━━━━━ AVAILABLE DATA

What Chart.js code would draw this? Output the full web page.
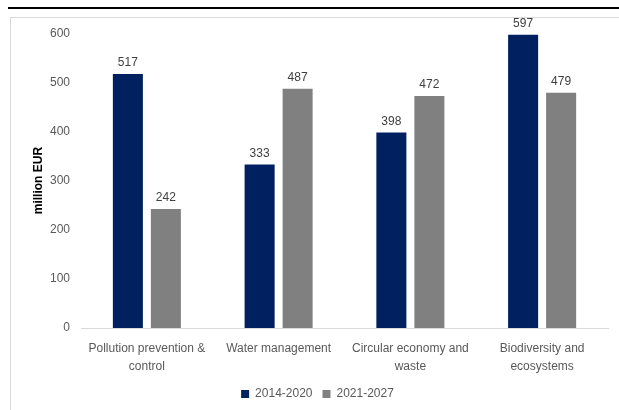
<!DOCTYPE html>
<html>
<head>
<meta charset="utf-8">
<script src="https://cdn.jsdelivr.net/npm/chart.js@4/dist/chart.umd.min.js"></script>
<style>
  html, body { margin: 0; background: #fff; width: 619px; height: 410px; overflow: hidden; }
  body { position: relative; }
  #topRule { position: absolute; left: 8px; width: 611px; top: 7px; height: 2px; background: #000; }
  #boxTop { position: absolute; left: 10px; width: 609px; top: 17px; height: 1px; background: #d9d9d9; }
  #boxLeft { position: absolute; left: 10px; width: 1px; top: 17px; height: 393px; background: #d9d9d9; }
  #wrap { position: absolute; left: 11px; top: 15px; width: 608px; height: 395px; }
</style>
</head>
<body>
<div id="topRule"></div>
<div id="boxTop"></div>
<div id="boxLeft"></div>
<div id="wrap"><canvas id="chart"></canvas></div>
<script>
// CHART DATA
const categories = [
  ["Pollution prevention &", "control"],
  ["Water management"],
  ["Circular economy and", "waste"],
  ["Biodiversity and", "ecosystems"]
];
const period1 = [517, 333, 398, 597];
const period2 = [242, 487, 472, 479];
const seriesNames = ["2014-2020", "2021-2027"];
const yTicks = [0, 100, 200, 300, 400, 500, 600];

Chart.defaults.font.family = "'Liberation Sans', Arial, sans-serif";
Chart.defaults.font.size = 12;
Chart.defaults.color = "#595959";

// value labels over each bar
const valueLabels = {
  id: "valueLabels",
  afterDatasetsDraw(chart) {
    const ctx = chart.ctx;
    ctx.save();
    ctx.font = "12px 'Liberation Sans', Arial, sans-serif";
    ctx.fillStyle = "#404040";
    ctx.textAlign = "center";
    ctx.textBaseline = "bottom";
    chart.data.datasets.forEach((ds, i) => {
      chart.getDatasetMeta(i).data.forEach((bar, j) => {
        ctx.fillText(ds.data[j], bar.x, bar.y - 5);
      });
    });
    ctx.restore();
  }
};

new Chart(document.getElementById("chart"), {
  type: "bar",
  data: {
    labels: categories,
    datasets: [{
      label: seriesNames[0],
      data: period1,
      backgroundColor: "#002060",
      categoryPercentage: 0.577,
      barPercentage: 0.79
    }, {
      label: seriesNames[1],
      data: period2,
      backgroundColor: "#808080",
      categoryPercentage: 0.577,
      barPercentage: 0.79
    }]
  },
  options: {
    responsive: true,
    maintainAspectRatio: false,
    animation: false,
    layout: { padding: { left: 16, top: 11, right: 11, bottom: 0 } },
    plugins: {
      tooltip: { enabled: false },
      legend: {
        position: "bottom",
        labels: { boxWidth: 8, boxHeight: 8, padding: 10, color: "#595959" }
      }
    },
    scales: {
      x: {
        afterFit: axis => { axis.height = 50; },
        grid: { display: false },
        border: { color: "#d9d9d9", width: 1 },
        ticks: { maxRotation: 0, autoSkip: false, padding: 4, font: { lineHeight: 1.5 } }
      },
      y: {
        min: 0,
        max: 600,
        afterBuildTicks: axis => { axis.ticks = yTicks.map(v => ({ value: v })); },
        afterFit: axis => { axis.width = 54; },
        grid: { display: false, drawTicks: false },
        border: { display: false },
        ticks: { padding: 11 },
        title: {
          display: true,
          text: "million EUR",
          color: "#000",
          font: { weight: "bold", size: 12 }
        }
      }
    }
  },
  plugins: [valueLabels]
});
</script>
</body>
</html>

━━━━━━━━━━

• **PROBLEM STATEMENT**
Reproduce the material above in full and without alteration, but skip all pictures.

• **SOLUTION FOR THIS TASK**
What Chart.js code would draw this? Output the full web page.
<!DOCTYPE html>
<html>
<head>
<meta charset="utf-8">
<script src="https://cdn.jsdelivr.net/npm/chart.js@4/dist/chart.umd.min.js"></script>
<style>
  html, body { margin: 0; background: #fff; width: 619px; height: 410px; overflow: hidden; }
  body { position: relative; }
  #topRule { position: absolute; left: 8px; width: 611px; top: 7px; height: 2px; background: #000; }
  #boxTop { position: absolute; left: 10px; width: 609px; top: 17px; height: 1px; background: #d9d9d9; }
  #boxLeft { position: absolute; left: 10px; width: 1px; top: 17px; height: 393px; background: #d9d9d9; }
  #wrap { position: absolute; left: 11px; top: 15px; width: 608px; height: 395px; }
</style>
</head>
<body>
<div id="topRule"></div>
<div id="boxTop"></div>
<div id="boxLeft"></div>
<div id="wrap"><canvas id="chart"></canvas></div>
<script>
// CHART DATA
const categories = [
  ["Pollution prevention &", "control"],
  ["Water management"],
  ["Circular economy and", "waste"],
  ["Biodiversity and", "ecosystems"]
];
const period1 = [517, 333, 398, 597];
const period2 = [242, 487, 472, 479];
const seriesNames = ["2014-2020", "2021-2027"];
const yTicks = [0, 100, 200, 300, 400, 500, 600];

Chart.defaults.font.family = "'Liberation Sans', Arial, sans-serif";
Chart.defaults.font.size = 12;
Chart.defaults.color = "#595959";

// value labels over each bar
const valueLabels = {
  id: "valueLabels",
  afterDatasetsDraw(chart) {
    const ctx = chart.ctx;
    ctx.save();
    ctx.font = "12px 'Liberation Sans', Arial, sans-serif";
    ctx.fillStyle = "#404040";
    ctx.textAlign = "center";
    ctx.textBaseline = "bottom";
    chart.data.datasets.forEach((ds, i) => {
      chart.getDatasetMeta(i).data.forEach((bar, j) => {
        ctx.fillText(ds.data[j], bar.x, bar.y - 5);
      });
    });
    ctx.restore();
  }
};

new Chart(document.getElementById("chart"), {
  type: "bar",
  data: {
    labels: categories,
    datasets: [{
      label: seriesNames[0],
      data: period1,
      backgroundColor: "#002060",
      categoryPercentage: 0.577,
      barPercentage: 0.79
    }, {
      label: seriesNames[1],
      data: period2,
      backgroundColor: "#808080",
      categoryPercentage: 0.577,
      barPercentage: 0.79
    }]
  },
  options: {
    responsive: true,
    maintainAspectRatio: false,
    animation: false,
    layout: { padding: { left: 16, top: 11, right: 11, bottom: 0 } },
    plugins: {
      tooltip: { enabled: false },
      legend: {
        position: "bottom",
        labels: { boxWidth: 8, boxHeight: 8, padding: 10, color: "#595959" }
      }
    },
    scales: {
      x: {
        afterFit: axis => { axis.height = 50; },
        grid: { display: false },
        border: { color: "#d9d9d9", width: 1 },
        ticks: { maxRotation: 0, autoSkip: false, padding: 4, font: { lineHeight: 1.5 } }
      },
      y: {
        min: 0,
        max: 600,
        afterBuildTicks: axis => { axis.ticks = yTicks.map(v => ({ value: v })); },
        afterFit: axis => { axis.width = 54; },
        grid: { display: false, drawTicks: false },
        border: { display: false },
        ticks: { padding: 11 },
        title: {
          display: true,
          text: "million EUR",
          color: "#000",
          font: { weight: "bold", size: 12 }
        }
      }
    }
  },
  plugins: [valueLabels]
});
</script>
</body>
</html>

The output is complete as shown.